Frank Swift was my hero, never seen a ‘keeper like him since. Ok, there have been some great ‘keepers over time but Swifty had that bit of magic about him.
I remember one game, against Spurs, Willie Hall came charging through the City defence and he was about 15/20 yards out of the box. Swifty just stood still on the 6 yard line, hands loose as if not a care in the world, Hall kept coming, looked up at Swifty, shot, Swifty just casually knocked it down with hardly a movement. Hall looked flabbergasted, Swifty just smiled and patted him on his head, threw it out, one handed to Maurice Dunkerly on the half way line. Classic moment.
Swifty could also throw a ball, the big heavy one, further than most could kick it. He smiled a lot, although I missed the game when Bradford PA put 8 past us at Maine Road, I would have liked to have seen his face then. Swift, Sproston, Barkas, three huge characters. Both full backs had fierce dead ball kicking power, Bert Sproston probably shaded it.
My first City game, around 1944/5, City vs. Everton, we lost to Everton 2-0. They had some great players. Next match was Grimsby Town, I cannot remember the score, think it was a draw – they also had a good ‘keeper George Tweedy I think but may have been Moulson. I only saw Peter Doherty once but we had a great left winger then called Pearson from Newcastle. Of course, lots of loan players then due to the war.

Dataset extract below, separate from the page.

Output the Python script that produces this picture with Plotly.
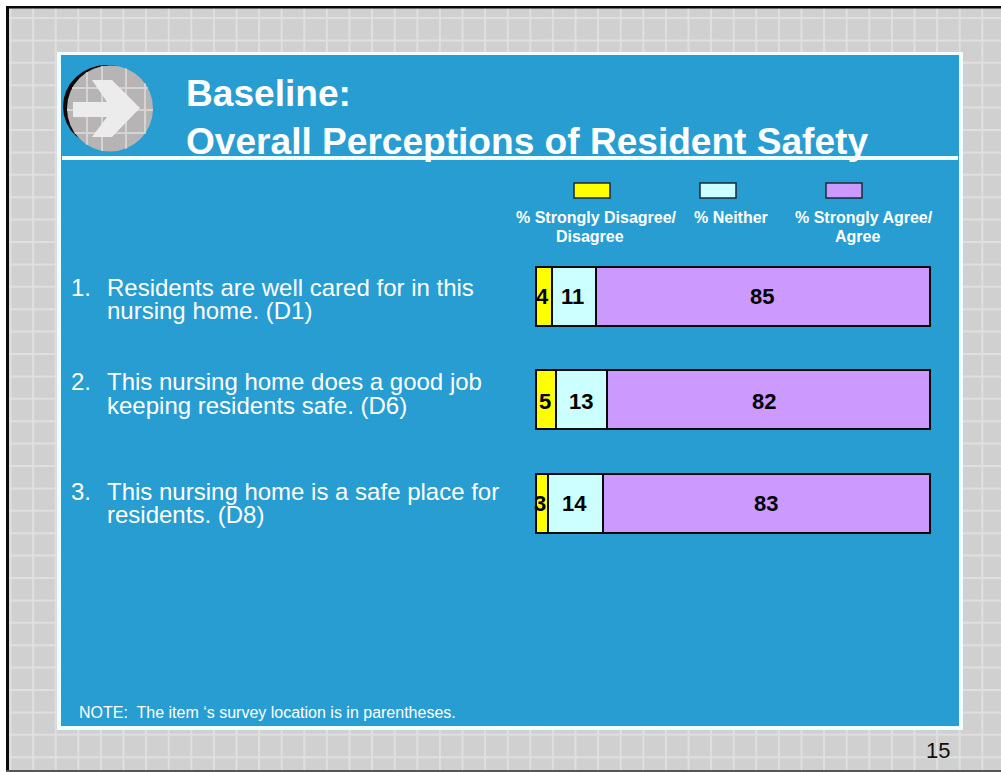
import math
import plotly.graph_objects as go

categories = ["D1", "D6", "D8"]
disagree = [4, 5, 3]
neither = [11, 13, 14]
agree = [85, 82, 83]
series_names = ["% Strongly Disagree/ Disagree", "% Neither", "% Strongly Agree/ Agree"]
colors = ["#FFFF00", "#CCFFFF", "#CC99FF"]
# small optical nudges of the value labels, in pixels
label_xshift = [[-2, -1, -1], [-1, -1, -5], [-2, -1, -1]]
label_yshift = [0, -2, 0]

W, H = 1001, 772
BLUE = "#279DD2"
GREY = "#D0D0D0"
LINE = "#DFDFDF"
EDGE = "#EFFFFF"
FONT = "Liberation Sans"


def px(x):
    return x / W


def py(y):
    return 1 - y / H


def rect(x0, y0, x1, y1, fill):
    return dict(type="rect", xref="paper", yref="paper", x0=px(x0), x1=px(x1), y0=py(y0), y1=py(y1),
                fillcolor=fill, line=dict(width=0), layer="below")


def seg(x0, y0, x1, y1, color, width):
    return dict(type="line", xref="paper", yref="paper", x0=px(x0), x1=px(x1), y0=py(y0), y1=py(y1),
                line=dict(color=color, width=width), layer="below")


def text(x, y, s, size, color="white", bold=False, anchor="left"):
    return dict(xref="paper", yref="paper", x=px(x), y=py(y), text=f"<b>{s}</b>" if bold else s,
                showarrow=False, xanchor=anchor, yanchor="middle", borderpad=0,
                font=dict(family=FONT, size=size, color=color))


shapes = [rect(0, 0, W, H, "white"), rect(7, 7, W, 771, GREY)]
# background tile grid
for i in range(0, 44):
    x = 10.5 + i * 22.6
    shapes.append(seg(x, 8, x, 770, LINE, 2))
for i in range(0, 34):
    y = 18 + i * 22.4
    shapes.append(seg(8, y, W, y, LINE, 2))
# frame
shapes += [
    rect(6, 6, 9, 771, "#0A0A0A"),
    rect(6, 6, W, 8.5, "#0A0A0A"),
    rect(6, 770, W, 772, "#555555"),
    rect(57, 52, 963, 730, EDGE),
    rect(61, 55, 959, 726, BLUE),
    rect(62, 156, 958, 160, EDGE),
]
# round icon
cx, cy, r = 110, 108.5, 43
shapes += [
    dict(type="circle", xref="paper", yref="paper", x0=px(63), x1=px(150), y0=py(65), y1=py(148),
         fillcolor="#0A0A0A", line=dict(width=0), layer="below"),
    dict(type="circle", xref="paper", yref="paper", x0=px(cx - r), x1=px(cx + r), y0=py(cy - r), y1=py(cy + r),
         fillcolor="#B6B4B5", line=dict(width=0), layer="below"),
]
for x in (87, 102, 126, 145):
    d = math.sqrt(r * r - (x - cx) ** 2)
    shapes.append(seg(x, cy - d, x, cy + d, "#D5D3D4", 2))
for y in (88, 110, 133):
    d = math.sqrt(r * r - (y - cy) ** 2)
    shapes.append(seg(cx - d, y, cx + d, y, "#D5D3D4", 2))
arrow = [(92, 80), (112, 80), (140, 108), (112, 137), (92, 137), (107, 117), (73, 117), (73, 102), (107, 102)]
path = "M " + " L ".join(f"{px(a):.5f},{py(b):.5f}" for a, b in arrow) + " Z"
shapes.append(dict(type="path", xref="paper", yref="paper", path=path, fillcolor="#ECECEC",
                   line=dict(width=0), layer="below"))
# legend swatches
for (x0, x1), c in zip([(574, 610), (700, 736), (826, 862)], colors):
    shapes.append(dict(type="rect", xref="paper", yref="paper", x0=px(x0), x1=px(x1), y0=py(183), y1=py(198),
                       fillcolor=c, line=dict(color="#1A2A3A", width=1.5), layer="below"))

annotations = [
    text(185, 93, "Baseline:", 31 * 682 / 570, bold=True),
    text(185, 141, "Overall Perceptions of Resident Safety", 31 * 682 / 570, bold=True),
    text(596, 217, "% Strongly Disagree/", 16, bold=True, anchor="center"),
    text(590, 237, "Disagree", 16, bold=True, anchor="center"),
    text(731, 217, "% Neither", 16, bold=True, anchor="center"),
    text(863.5, 217, "% Strongly Agree/", 16, bold=True, anchor="center"),
    text(857, 237, "Agree", 16, bold=True, anchor="center"),
    text(70, 287, "1.", 24),
    text(106, 287, "Residents are well cared for in this", 24),
    text(106, 310, "nursing home. (D1)", 24),
    text(70, 381, "2.", 24),
    text(106, 381, "This nursing home does a good job", 24),
    text(106, 405, "keeping residents safe. (D6)", 24),
    text(70, 491, "3.", 24),
    text(106, 491, "This nursing home is a safe place for", 24),
    text(106, 514, "residents. (D8)", 24),
    text(78, 712, "NOTE:  The item ‘s survey location is in parentheses.", 16),
    text(925, 750, "15", 22, color="#111111"),
]

fig = go.Figure()
for vals, name, c in zip([disagree, neither, agree], series_names, colors):
    fig.add_trace(go.Bar(
        y=categories, x=vals, name=name, orientation="h",
        marker=dict(color=c, line=dict(color="#0A0A0A", width=2)),
        hoverinfo="skip",
    ))

# value labels, placed on the axes at the middle of each stacked segment
for row, cat in enumerate(categories):
    base = 0
    for col, vals in enumerate([disagree, neither, agree]):
        v = vals[row]
        annotations.append(dict(
            xref="x", yref="y", x=base + v / 2, y=cat, text=f"<b>{v}</b>", showarrow=False,
            xanchor="center", yanchor="middle", borderpad=0,
            xshift=label_xshift[row][col], yshift=label_yshift[row],
            font=dict(family=FONT, size=22, color="black"),
        ))
        base += v

left, right = 536.5, 930
unit = (right - left) / 100
fig.update_layout(
    width=W, height=H, margin=dict(l=0, r=0, t=0, b=0),
    barmode="stack", bargap=0.43, showlegend=False,
    paper_bgcolor="white", plot_bgcolor="rgba(0,0,0,0)",
    xaxis=dict(domain=[px(left - unit), px(right + unit)], range=[-1, 101], visible=False, fixedrange=True),
    yaxis=dict(domain=[py(555), py(244.5)], range=[2.5, -0.5], type="category",
               categoryorder="array", categoryarray=categories, visible=False, fixedrange=True),
    shapes=shapes, annotations=annotations,
)
fig.write_html("out.html", config=dict(displayModeBar=False),
               post_script="document.body.style.margin='0';document.documentElement.style.overflow='hidden';")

Lots of memories but Big Frank was my all time favourite, still is, always had time for fans, signing autographs, having a quick chat. I also remember a Boxing Day match against Plymouth Argyle, we were cruising 3-1 at half time, we won 4-3… just: one of their goals was brilliant and Swifty actually gave the player a handshake – can you see that happening today?

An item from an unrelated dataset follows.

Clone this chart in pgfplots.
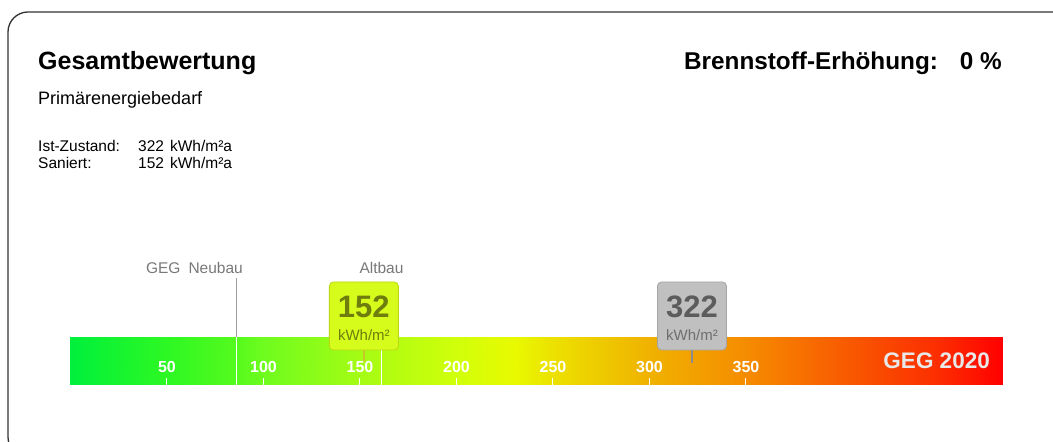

The best days of football are behind us I think but despite all the hype and TV of today I have still to witness the atmosphere of mixed supporters in a packed ground, everyone shouting and rattling away (rattling would probably be banned now under health and safety rules!). Very little police on duty, crowds knew how to behave then; just imagine the cost savings if everybody behaved themselves – not much to ask is it?